“The good news about working in cable news is that there’s no accountability for being wrong,” said New Yorker journalist and CNN legal commentator Jeffrey Toobin at an Institute of Politics event about the politics of the Supreme Court in the age of Donald Trump on Wednesday.
Law School professor David Strauss moderated the conversation, which centered on the increasing partisanship and polarization within the Court and how these currents would affect future appointments and case outcomes.
“To me, the big story on the Supreme Court is the same as the big story in our larger political life, which is the disappearance of moderate Republicans. They have disappeared from the planet Earth,” he said.
One of the reasons for the disappearance, according to Toobin, is gerrymandering. The Court is currently hearing a series of cases on political district drawing that could shift American political paradigms long-term.
Because the Republican base has shifted so far to the right and primary elections tend to run on base turnout, more extreme Republican candidates are getting nominated for elections against Democrats. This pushes all stripes of Republicans in a district to elect the more extreme member of their own party, and the party as a whole to the right.
“One of the reasons [moderate Republicans aren’t being elected] is that there are no districts they can win anymore,” he said.
However, Toobin said he has become more pessimistic about the outcome of the gerrymandering argument, particularly since momentum seems to have abated on a prominent case in Wisconsin which would have served as a mandate on the practice as a whole.
“Of course, the party in power reserves the most seats for itself. The act of drawing district lines has always been a political act,” Toobin said. “It still looks like the Court might strike this down in some way… but I’m not as optimistic as I once was.”
He noted that the Court justices are as likely to stick to partisan lines as the rest of American culture. “I do think… the tribalism that is so familiar to us… is present on the Court. You rarely see the liberals break ranks on the high-profile cases,” he said.
In the year preceding Gorsuch’s appointment, Toobin noted, the Court stood deadlocked and had to let several lower court decisions stand.
“Those were good times for the liberals. Those days are over. You can see who’s winning now,” he said.
The main target for lawyers delivering oral arguments before the Court now, said Toobin, is Justice Anthony Kennedy, the only reliably unreliable justice left on the Court.
“Basically every controversial case on the court has been decided by Anthony Kennedy,” he said. “Since Justice O’Connor left in 2005…you have four pretty well locked in [conservative] votes. At the same time, you have four pretty liberal votes.”
Moreover, justices rarely change their minds based on oral arguments. On hotly contested or culturally salient cases, they seem to hold their positions
“One question I’ve asked them is…how often is your mind changed? Twice a year, they said. And I’m sure they’re almost exclusively low-profile cases,” he said.

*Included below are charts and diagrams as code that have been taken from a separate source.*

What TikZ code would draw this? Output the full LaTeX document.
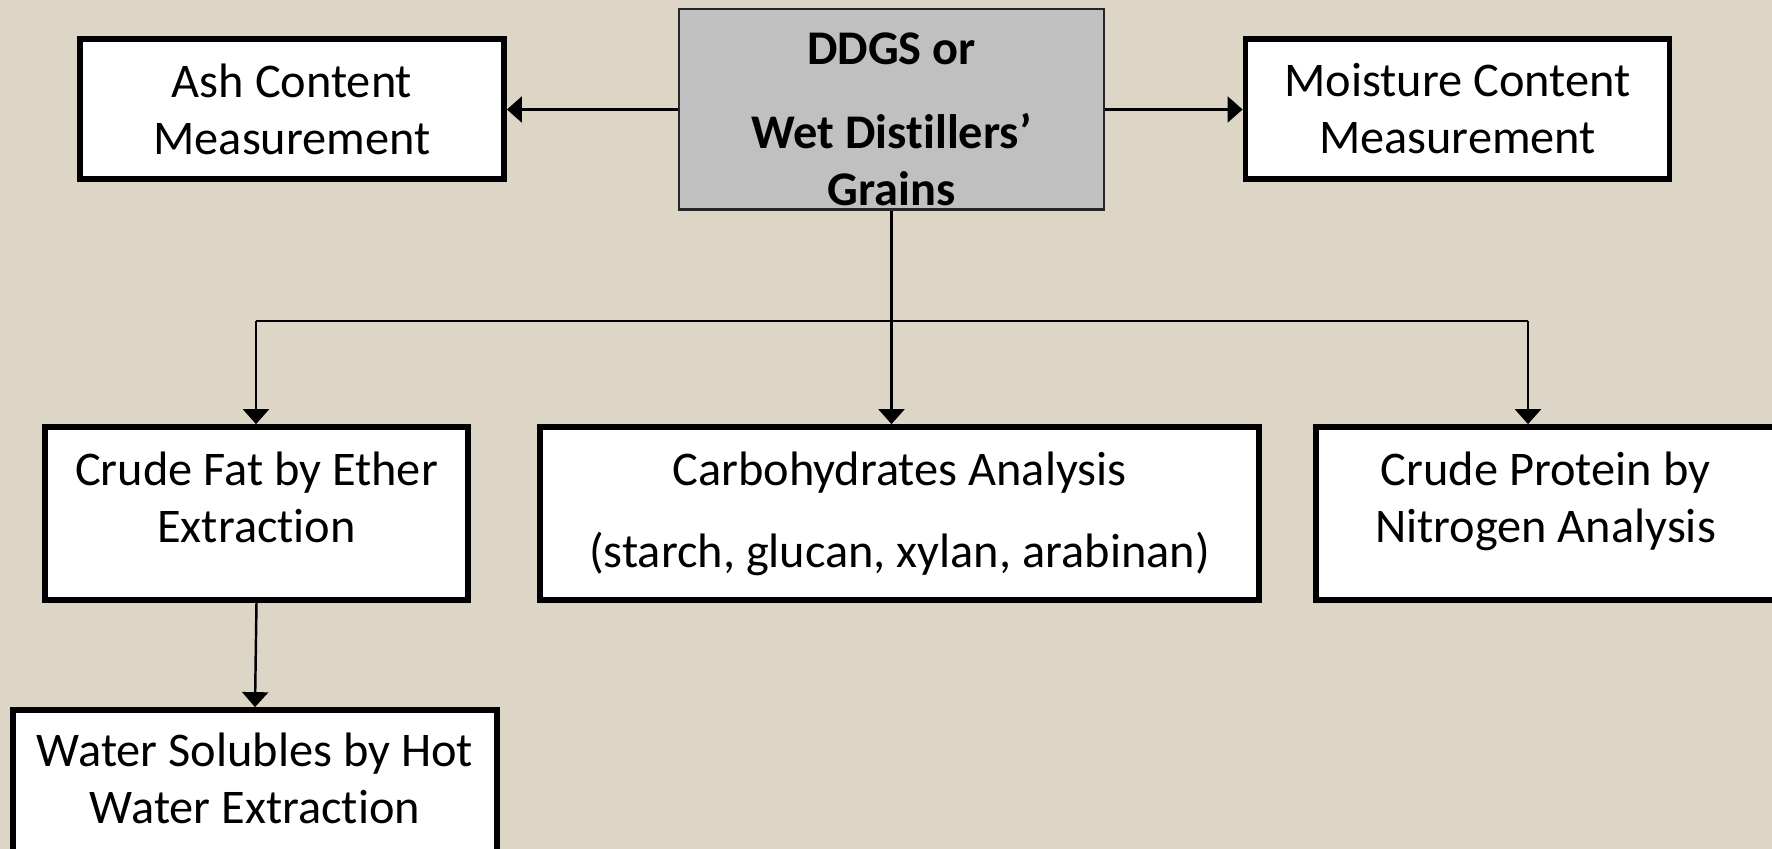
\documentclass[tikz,border=0pt]{standalone}
\usepackage{fontspec}
\setmainfont{Carlito}[Ligatures={TeX,NoCommon}]
\usetikzlibrary{arrows.meta}
\definecolor{bgtan}{RGB}{221,214,198}
\definecolor{boxgray}{RGB}{192,192,192}
\newcommand{\padlow}[1]{\rule[-#1]{0pt}{#1}}
\newcommand{\padhigh}[1]{\rule{0pt}{#1}}
\begin{document}
\begin{tikzpicture}[x=0.01cm,y=-0.01cm,font=\fontsize{13.75}{16.2}\selectfont]
\tikzstyle{every node}+=[inner sep=0pt, align=center]
\tikzstyle{whitebox}=[draw=black, line width=1.6pt, fill=white]
\tikzstyle{link}=[line width=0.7pt, -{Triangle[length=0.15cm,width=0.26cm]}]
\useasboundingbox (0,0) rectangle (1772,849);
\fill [bgtan] (0,0) rectangle (1772,849);
\node [draw=black!85, line width=0.6pt, fill=boxgray, minimum width=4.24cm, minimum height=2.00cm, font=\fontsize{13.75}{16.2}\selectfont\bfseries] (ddgs) at (891.5,109.5) {\padhigh{0.51cm}DDGS or\\[0.27cm]Wet Distillers’\\Grains};
\node [whitebox, minimum width=4.24cm, minimum height=1.40cm] (ash) at (292,109) {Ash Content\\Measurement};
\node [whitebox, minimum width=4.24cm, minimum height=1.40cm] (moist) at (1457.5,109) {Moisture Content\\Measurement};
\node [whitebox, minimum width=4.23cm, minimum height=1.73cm] (fat) at (256.5,513.5) {Crude Fat by Ether\\Extraction\padlow{0.32cm}};
\node [whitebox, minimum width=7.19cm, minimum height=1.73cm] (carb) at (899.5,513.5) {Carbohydrates Analysis\\[0.25cm](starch, glucan, xylan, arabinan)};
\node [whitebox, minimum width=4.59cm, minimum height=1.73cm] (prot) at (1545.5,513.5) {Crude Protein by\\Nitrogen Analysis\padlow{0.32cm}};
\node [whitebox, minimum width=4.84cm, minimum height=1.60cm] (water) at (255,790) {Water Solubles by Hot\\Water Extraction\padlow{0.23cm}};
\coordinate (busL) at (256,321);
\coordinate (busR) at (1528,321);
\draw [link] (ddgs.west) -- (ddgs.west -| ash.east);
\draw [link] (ddgs.east) -- (ddgs.east -| moist.west);
\draw [link] (ddgs.south) -- (ddgs.south |- carb.north);
\draw [line width=0.7pt] (busL) -- (busR);
\draw [link] (busL) -- (busL |- fat.north);
\draw [link] (busR) -- (busR |- prot.north);
\draw [link] (fat.south) -- (water.north);
\end{tikzpicture}
\end{document}
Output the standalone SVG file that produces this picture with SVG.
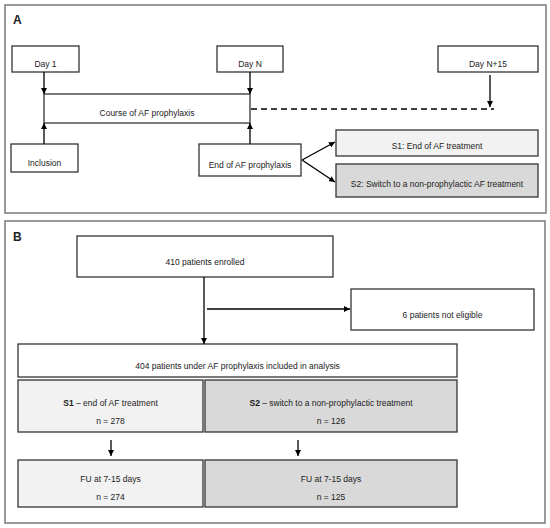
<svg xmlns="http://www.w3.org/2000/svg" width="550" height="528" viewBox="0 0 550 528">
<style>
.frame{fill:#fff;stroke:#7a7a7a;stroke-width:1.5}
.box{fill:#fff;stroke:#333;stroke-width:1.3}
.l1{fill:#f2f2f2;stroke:#333;stroke-width:1.3}
.l2{fill:#d9d9d9;stroke:#333;stroke-width:1.3}
text{font-family:"Liberation Sans",Arial,sans-serif;font-size:8.5px;fill:#222;text-anchor:middle}
.lab{font-size:12px;font-weight:bold;text-anchor:start}
.c{stroke:#000;stroke-width:1.3;fill:none}
</style>
<defs>
<marker id="ah" viewBox="0 0 10 10" refX="10" refY="5" markerWidth="6" markerHeight="6" markerUnits="userSpaceOnUse" orient="auto">
<path d="M0,0 L10,5 L0,10 z" fill="#000"/>
</marker>
</defs>
<rect width="550" height="528" fill="#fff"/>
<rect class="frame" x="5" y="5" width="541" height="208"/>
<rect class="frame" x="5" y="221" width="540" height="302"/>
<text class="lab" x="13" y="24">A</text>
<text class="lab" x="13" y="241">B</text>

<g id="day1"><rect class="box" x="12" y="46" width="67" height="26"/><text x="45.5" y="67">Day 1</text></g>
<g id="dayN"><rect class="box" x="217" y="46" width="66" height="26"/><text x="250" y="67">Day N</text></g>
<g id="dayN15"><rect class="box" x="438" y="46" width="100" height="26"/><text x="488" y="67">Day N+15</text></g>
<g id="course"><rect class="box" x="44" y="94" width="206" height="29"/><text x="147" y="116">Course of AF prophylaxis</text></g>
<g id="inclusion"><rect class="box" x="11" y="144" width="67" height="28"/><text x="44.5" y="166">Inclusion</text></g>
<g id="endAF"><rect class="box" x="199" y="144" width="102" height="32"/><text x="250" y="168">End of AF prophylaxis</text></g>
<g id="s1a"><rect class="l1" x="336" y="130" width="202" height="26"/><text x="437" y="149">S1: End of AF treatment</text></g>
<g id="s2a"><rect class="l2" x="336" y="164" width="202" height="33"/><text x="437" y="187">S2: Switch to a non-prophylactic AF treatment</text></g>

<g id="enrolled"><rect class="box" x="77" y="236" width="256" height="41"/><text x="205" y="265">410 patients enrolled</text></g>
<g id="noteligible"><rect class="box" x="351" y="289" width="183" height="41"/><text x="442.5" y="318">6 patients not eligible</text></g>
<g id="analysis"><rect class="box" x="18" y="344" width="439" height="33"/><text x="237.5" y="369">404 patients under AF prophylaxis included in analysis</text></g>
<g id="s1b"><rect class="l1" x="18" y="380" width="185" height="52"/><text x="110.5" y="406"><tspan font-weight="bold">S1</tspan> – end of AF treatment</text><text x="110.5" y="424">n = 278</text></g>
<g id="s2b"><rect class="l2" x="205" y="380" width="252" height="52"/><text x="331" y="406"><tspan font-weight="bold">S2</tspan> – switch to a non-prophylactic treatment</text><text x="331" y="424">n = 126</text></g>
<g id="fu1"><rect class="l1" x="18" y="460" width="185" height="47"/><text x="110.5" y="482">FU at 7-15 days</text><text x="110.5" y="500">n = 274</text></g>
<g id="fu2"><rect class="l2" x="205" y="460" width="252" height="47"/><text x="331" y="482">FU at 7-15 days</text><text x="331" y="500">n = 125</text></g>

<g id="connectors">
<line class="c" x1="44" y1="72" x2="44" y2="94" marker-end="url(#ah)"/>
<line class="c" x1="250" y1="72" x2="250" y2="94" marker-end="url(#ah)"/>
<line class="c" x1="44" y1="144" x2="44" y2="123" marker-end="url(#ah)"/>
<line class="c" x1="250" y1="144" x2="250" y2="123" marker-end="url(#ah)"/>
<line class="c" x1="251" y1="109" x2="494" y2="109" stroke-dasharray="6,4"/>
<line class="c" x1="490" y1="75" x2="490" y2="107" marker-end="url(#ah)"/>
<line class="c" x1="302" y1="160" x2="335" y2="142" marker-end="url(#ah)"/>
<line class="c" x1="302" y1="160" x2="335" y2="182" marker-end="url(#ah)"/>
<line class="c" x1="204" y1="277" x2="204" y2="344" marker-end="url(#ah)"/>
<line class="c" x1="207" y1="309" x2="350" y2="309" marker-end="url(#ah)"/>
<line class="c" x1="111" y1="440" x2="111" y2="456" marker-end="url(#ah)"/>
<line class="c" x1="298" y1="440" x2="298" y2="456" marker-end="url(#ah)"/>
</g>
</svg>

However, Toobin did not fault the Court’s partisanship. He said that it makes sense that a party in power would try to use that power to its maximum potential by appointing as many like-minded justices as they could in a term and ensuring that their votes would match the beliefs of the people appointing them.
“I don’t think you can address these questions in a nonpolitical way…. I tend to be sort of a fan of partisanship,” he said.
This being said, Toobin acknowledged that the levels of nominee-blocking, interfering in investigations, and political appointments and firings were at a toxic high point.
“We are in a ratcheting level of partisanship here. Trump…is going to give the base of the party to the courts,” Toobin said. “He outsourced Supreme Court appointments to the Federalist Society. [Gorsuch] is a hundred-percenter. That’s what every Trump appointee will be.”